Мы с Васькой, как два кролика, уставились на него. Я даже рот открыла от восторга, знакомая дрожь легких иголочек пробежала по правой руке – захотелось взять кисть в руки.
– Scusi, - выдавила я хрипло по-итальянски и перешла на привычный английский, - можно вас сфотографировать?
– Si, - немного удивился он, но выглядел при этом очень довольно.
– Васён, быстро к нему за столик и можешь даже слюни пустить от обожания.
Она уже сделала движение к этой соблазнительной брутальности, но с сожалением плюхнулась на свое место.
– Мне муж нос сломает, если увидит это фото, - с горечью выдохнула она.
– Черт, держи фотоаппарат. С разных ракурсов, чтобы и ноги, и крупно лица вошли, - сунула ей камеру и уселась напротив сицилийского божества. Васька в принципе знает и без меня, какие ракурсы мне нужны, ну так… чтобы привести ее в чувства.
Он развернулся ко мне, вынул, не глядя, из стакана на столе розу, протянул мне. Васька, судя по всему, зависла. Мне нужен этот мужчина, сейчас я оценивала его, как картинку: сзади хороший фон, свет падает на него правильно, поза очень удачная.
– Дульсинея, - рыкнула я.
– А? Да! – пришла в себя статуя и начала щелкать затвором, перемещаясь из одного угла в другой.
Я взяла розу и осмелилась заглянуть незнакомцу в глаза. Ой, мамочки, лучше бы я этого не делала, затягивало, словно в омут. Только я не падала, а летела к свету, ушла дрожь, нерешительность, появилась легкость и свобода, хотелось просто сидеть и смотреть в его глаза. Странное ощущение: этот человек мне самый родной, самый близкий, и с ним так свободно и хорошо, словно мягкие и упругие крылья за спиной раскрываются. Я даже не запомнила его лица, только ощущение, что я его знаю и доверяю.
– Лиса, - донеслось до меня громкое Васькино.
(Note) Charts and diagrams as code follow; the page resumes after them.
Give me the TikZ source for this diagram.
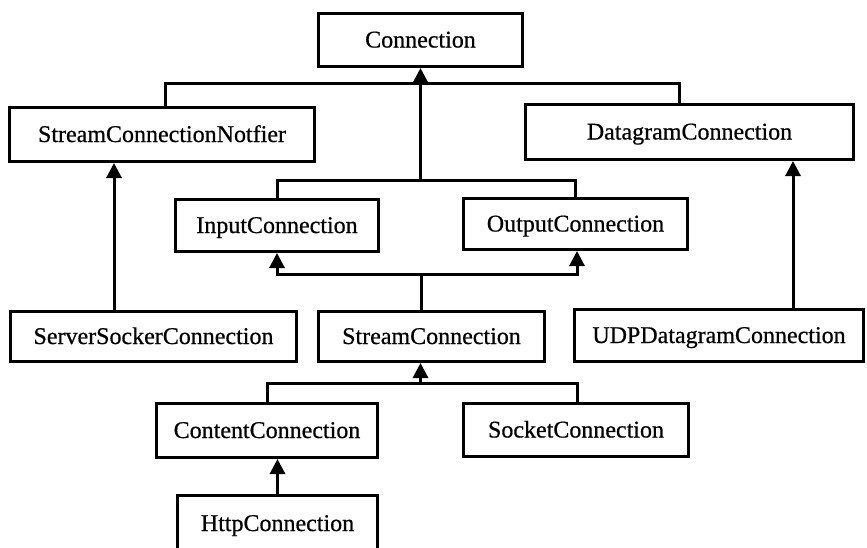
\documentclass[tikz,border=0pt]{standalone}
\usepackage{fontspec}
\setmainfont{Liberation Serif}
\newfontfamily\labelfont{Liberation Serif}[FakeBold=0.6]
\usetikzlibrary{arrows.meta}

\tikzset{
  cls/.style={draw, line width=3pt, inner sep=0pt,
    font=\labelfont\fontsize{24}{24}\selectfont, text height=17pt, text depth=2pt},
  wire/.style={line width=3pt},
  arr/.style={wire, -{Triangle[length=15pt,width=15pt]}}
}

\begin{document}
\begin{tikzpicture}[x=1pt,y=-1pt]
\clip (0,0) rectangle (867,547);
\fill[white] (0,0) rectangle (867,547);

% class boxes
\node[cls, minimum width=204, minimum height=53] (conn) at (420.5,40)    {Connection};
\node[cls, minimum width=305, minimum height=54] (scn)  at (162,134.5)   {StreamConnectionNotfier};
\node[cls, minimum width=328, minimum height=55] (dgc)  at (689.5,132)   {DatagramConnection};
\node[cls, minimum width=203, minimum height=52] (inp)  at (277,225.5)   {InputConnection};
\node[cls, minimum width=224, minimum height=51] (outc) at (575.5,224)   {OutputConnection};
\node[cls, minimum width=286, minimum height=50] (ssc)  at (153.5,336.5) {ServerSockerConnection};
\node[cls, minimum width=226, minimum height=50] (stc)  at (431.5,336.5) {StreamConnection};
\node[cls, minimum width=289, minimum height=52] (udp)  at (719,335.5)   {UDPDatagramConnection};
\node[cls, minimum width=221, minimum height=54] (cnt)  at (267,430.5)   {ContentConnection};
\node[cls, minimum width=225, minimum height=53] (sck)  at (576,430)     {SocketConnection};
\node[cls, minimum width=200, minimum height=56] (http) at (277.5,523.5) {HttpConnection};

% junction points of the shared buses
\coordinate (topmid) at (420.5,182);
\coordinate (iobus)  at (421,274);
\coordinate (lowbus) at (420.5,385);

% Connection and its direct subtypes
\draw[wire] ([xshift=3pt]scn.north) -- ++(0,-23) -| ([xshift=-10.5pt]dgc.north);
\draw[wire] (inp.north) -- ++(0,-17.5) -| (outc.north);
\draw[arr] (topmid) -- (conn.south);

% single inheritance arrows
\draw[arr] ([xshift=-39.5pt]ssc.north) -- ([xshift=-39.5pt]ssc.north |- scn.south);
\draw[arr] ([xshift=74pt]udp.north) -- ([xshift=74pt]udp.north |- dgc.south);
\draw[arr] (http.north) -- (http.north |- cnt.south);

% StreamConnection extends InputConnection and OutputConnection
\draw[wire] ([xshift=-10.5pt]stc.north) -- (iobus);
\draw[arr] (iobus) -| (inp.south);
\draw[arr] (iobus) -| ([xshift=1.5pt]outc.south);

% subtypes of StreamConnection
\draw[wire] (cnt.north) -- ++(0,-18.5) -| ([xshift=1pt]sck.north);
\draw[arr] (lowbus) -- (lowbus |- stc.south);
\end{tikzpicture}
\end{document}
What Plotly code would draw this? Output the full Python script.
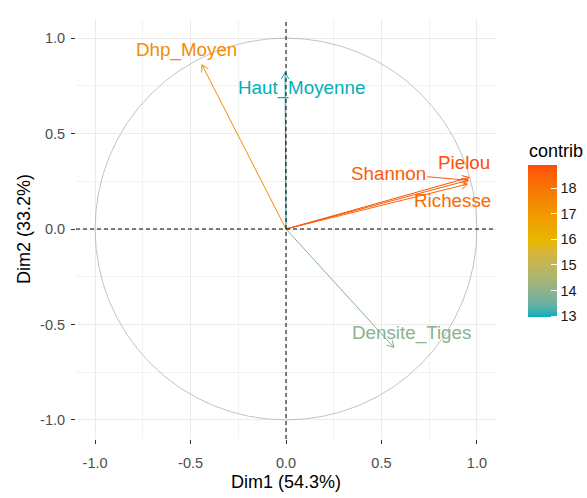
import numpy as np
import plotly.graph_objects as go

# ---- data ----
variables = ["Dhp_Moyen", "Haut_Moyenne", "Shannon", "Pielou", "Richesse", "Densite_Tiges"]
dim1 = [-0.44, -0.005, 0.955, 0.96, 0.95, 0.565]
dim2 = [0.86, 0.82, 0.255, 0.27, 0.235, -0.62]
contrib = [17.3, 12.95, 18.6, 18.9, 18.35, 13.9]
tick_vals = [-1.0, -0.5, 0.0, 0.5, 1.0]
tick_text = ["-1.0", "-0.5", "0.0", "0.5", "1.0"]
legend_ticks = [13, 14, 15, 16, 17, 18]
legend_title = "contrib"
x_title = "Dim1 (54.3%)"
y_title = "Dim2 (33.2%)"

# ---- style ----
FONT = "Liberation Sans, Arial, sans-serif"
stops = ["#00AFBB", "#E7B800", "#FC4E07"]
# label offsets (pixels) from arrow tip: (xshift, yshift, connector)
label_style = {
    "Dhp_Moyen": (-16, 15, False),
    "Haut_Moyenne": (16, -16, False),
    "Shannon": (-80, 7, True),
    "Pielou": (-5, 15, False),
    "Richesse": (-15, -16, False),
    "Densite_Tiges": (18, 14, False),
}

# ---- colour helpers (Lab interpolation like ggplot2) ----
def hex2rgb(h):
    h = h.lstrip("#")
    return np.array([int(h[i:i + 2], 16) for i in (0, 2, 4)], dtype=float) / 255


def srgb2lin(c):
    return np.where(c <= 0.04045, c / 12.92, ((c + 0.055) / 1.055) ** 2.4)


def lin2srgb(c):
    c = np.clip(c, 0, 1)
    return np.where(c <= 0.0031308, 12.92 * c, 1.055 * c ** (1 / 2.4) - 0.055)


M = np.array([[0.4124, 0.3576, 0.1805], [0.2126, 0.7152, 0.0722], [0.0193, 0.1192, 0.9505]])
Minv = np.linalg.inv(M)
WHITE = np.array([0.95047, 1.0, 1.08883])


def f_lab(t):
    d = 6 / 29
    return np.where(t > d ** 3, np.cbrt(t), t / (3 * d * d) + 4 / 29)


def finv_lab(t):
    d = 6 / 29
    return np.where(t > d, t ** 3, 3 * d * d * (t - 4 / 29))


def rgb2lab(rgb):
    xyz = M @ srgb2lin(rgb) / WHITE
    fx, fy, fz = f_lab(xyz)
    return np.array([116 * fy - 16, 500 * (fx - fy), 200 * (fy - fz)])


def lab2rgb(lab):
    L, a, b = lab
    fy = (L + 16) / 116
    fx = fy + a / 500
    fz = fy - b / 200
    xyz = finv_lab(np.array([fx, fy, fz])) * WHITE
    return lin2srgb(Minv @ xyz)


LABS = [rgb2lab(hex2rgb(s)) for s in stops]


def frac_color(t):
    t = min(max(t, 0.0), 1.0)
    if t <= 0.5:
        a, b, f = LABS[0], LABS[1], t / 0.5
    else:
        a, b, f = LABS[1], LABS[2], (t - 0.5) / 0.5
    rgb = lab2rgb(a + (b - a) * f)
    return "rgb(%d,%d,%d)" % tuple(np.round(rgb * 255))


cmin, cmax = min(contrib), max(contrib)
colorscale = [[i / 20, frac_color(i / 20)] for i in range(21)]

fig = go.Figure()

# correlation circle
fig.add_shape(type="circle", xref="x", yref="y", x0=-1, y0=-1, x1=1, y1=1,
              line=dict(color="#B3B3B3", width=0.8), layer="above")

# dashed reference lines
fig.add_shape(type="line", xref="x domain", yref="y", x0=0, x1=1, y0=0, y1=0,
              line=dict(color="black", width=1, dash="4px,3px"), layer="above")
fig.add_shape(type="line", xref="x", yref="y domain", x0=0, x1=0, y0=0, y1=1,
              line=dict(color="black", width=1, dash="4px,3px"), layer="above")

head_len = 0.04
head_ang = np.deg2rad(30)
for name, x, y, c in zip(variables, dim1, dim2, contrib):
    col = frac_color((c - cmin) / (cmax - cmin))
    ang = np.arctan2(y, x)
    wx1 = x - head_len * np.cos(ang - head_ang)
    wy1 = y - head_len * np.sin(ang - head_ang)
    wx2 = x - head_len * np.cos(ang + head_ang)
    wy2 = y - head_len * np.sin(ang + head_ang)
    fig.add_trace(go.Scatter(
        x=[0, x, None, wx1, x, wx2], y=[0, y, None, wy1, y, wy2],
        mode="lines", line=dict(color=col, width=1), hoverinfo="skip",
        showlegend=False))
    xs, ys, conn = label_style[name]
    if conn:
        fig.add_annotation(x=x, y=y, xref="x", yref="y", text=name,
                           showarrow=True, arrowhead=0, arrowwidth=1,
                           arrowcolor=col, ax=xs, ay=-ys, standoff=0,
                           font=dict(family=FONT, size=18.8, color=col))
    else:
        fig.add_annotation(x=x, y=y, xref="x", yref="y", text=name,
                           showarrow=False, xshift=xs, yshift=ys,
                           font=dict(family=FONT, size=18.8, color=col))

# invisible markers carrying the colour bar
fig.add_trace(go.Scatter(
    x=dim1, y=dim2, mode="markers", hoverinfo="skip", showlegend=False,
    marker=dict(color=contrib, colorscale=colorscale, cmin=cmin, cmax=cmax,
                opacity=0, size=1, showscale=True,
                colorbar=dict(
                    xref="container", yref="container",
                    x=528 / 587, xanchor="left",
                    y=1 - 196 / 498, yanchor="top",
                    lenmode="pixels", len=152, thickness=29,
                    outlinewidth=0, tickvals=legend_ticks,
                    ticktext=[str(t) for t in legend_ticks],
                    ticks="inside", ticklen=6, tickcolor="white",
                    tickfont=dict(family=FONT, size=14.5, color="#1A1A1A"),
                    xpad=0, ypad=0))))

# legend title
fig.add_annotation(xref="paper", yref="paper", x=(527 - 76) / 420, y=(439 - 151) / 420,
                   xanchor="left", yanchor="middle", showarrow=False,
                   text=legend_title, font=dict(family=FONT, size=18, color="black"))

axis_common = dict(
    tickvals=tick_vals, ticktext=tick_text, showgrid=True, automargin=False,
    gridcolor="#EBEBEB", gridwidth=1, zeroline=False, showline=False,
    ticks="outside", ticklen=4, tickcolor="#333333", tickwidth=1,
    tickfont=dict(family=FONT, size=14.5, color="#4D4D4D"),
    minor=dict(tickvals=[-0.75, -0.25, 0.25, 0.75], showgrid=True,
               gridcolor="#F2F2F2", gridwidth=0.7, ticks=""),
)

fig.update_layout(
    width=587, height=498,
    margin=dict(l=76, r=91, t=19, b=59),
    plot_bgcolor="white", paper_bgcolor="white",
    font=dict(family=FONT),
    xaxis=dict(range=[-1.1, 1.1], **axis_common, ticklabelstandoff=7,
               title=dict(text=x_title, standoff=4,
                          font=dict(family=FONT, size=18, color="black"))),
    yaxis=dict(range=[-1.1, 1.1], **axis_common, ticklabelstandoff=3,
               title=dict(text=y_title, standoff=4,
                          font=dict(family=FONT, size=18, color="black"))),
)

fig.write_html("out.html", config={"displayModeBar": False},
               post_script="document.body.style.margin='0';document.body.style.overflow='hidden';")
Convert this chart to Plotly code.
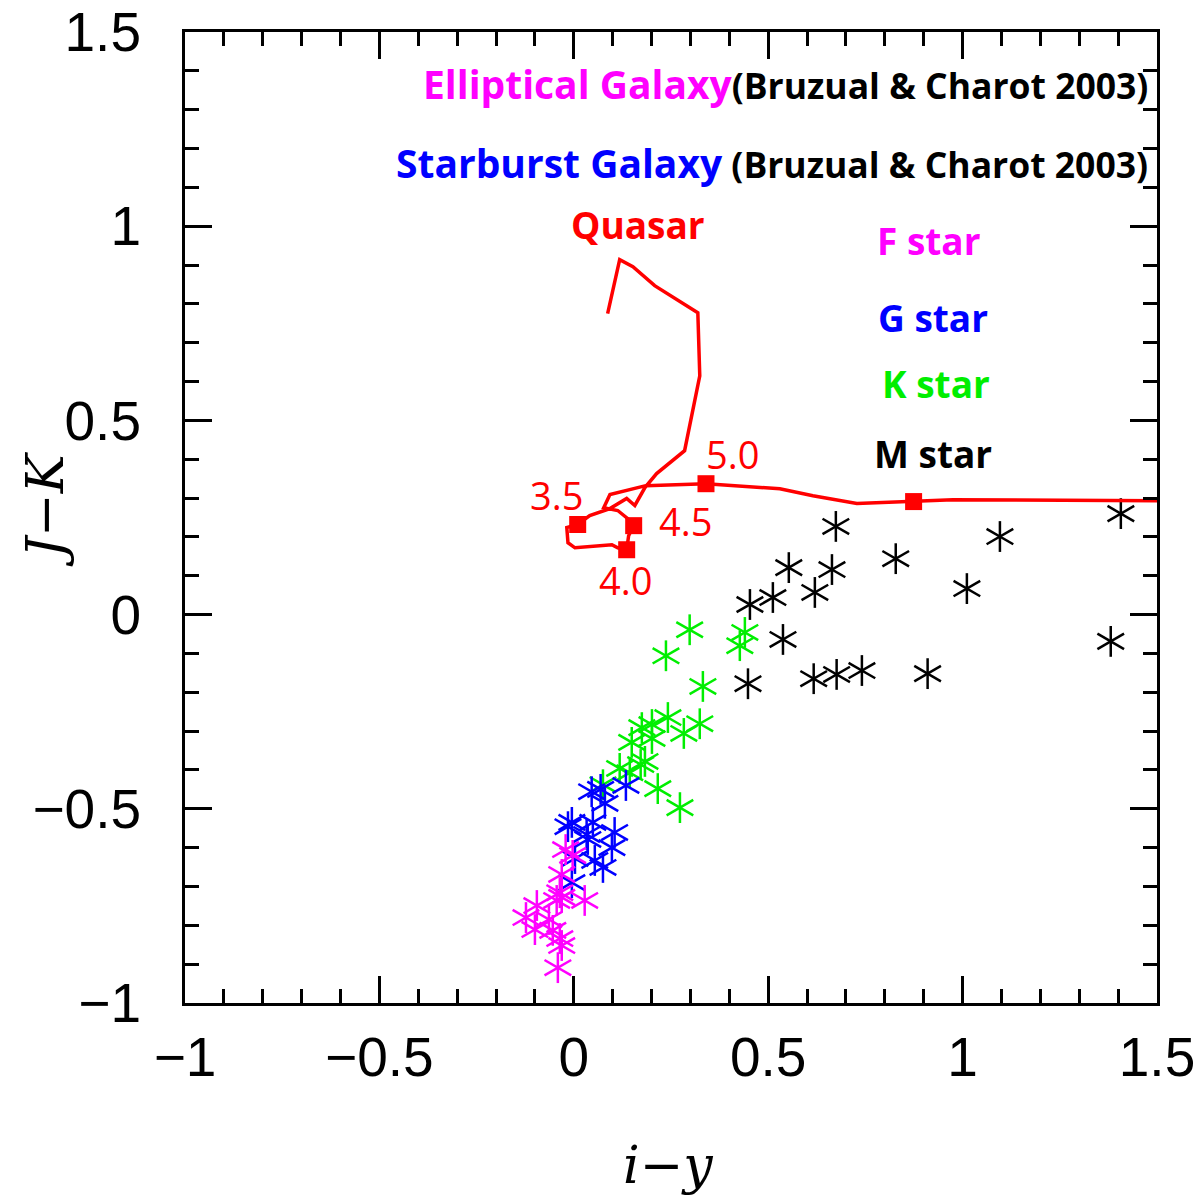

Я стряхнула с себя наваждение, перевела взгляд на подругу.
– Обедать будем?
Оказывается, нам принесли уже антипасту, а я ничего не видела, не слышала. Посмотрела на Аполлона, в его глазах - море доброты и нежности, а на губах горькая усмешка. Ну и что это было?
– Грация, - поблагодарила я, задержавшись еще на несколько мгновений в его глазах, в его тепле.
– Лисааааа, - пропела подруга, призывая к приличиям.
А? Да? Я? Здесь! Вернулась за свой столик. Васька маялась нерешительностью, поглядывая то на меня, то на Аполлона. Тот бросал взгляды в нашу сторону. А я все еще была в своих ощущениях, посмотрела на Аполлона, он зацепил опять меня долгим взглядом. В итальянских ресторанах столики на улице стоят очень плотно, до Аполлона можно дотянуться рукой.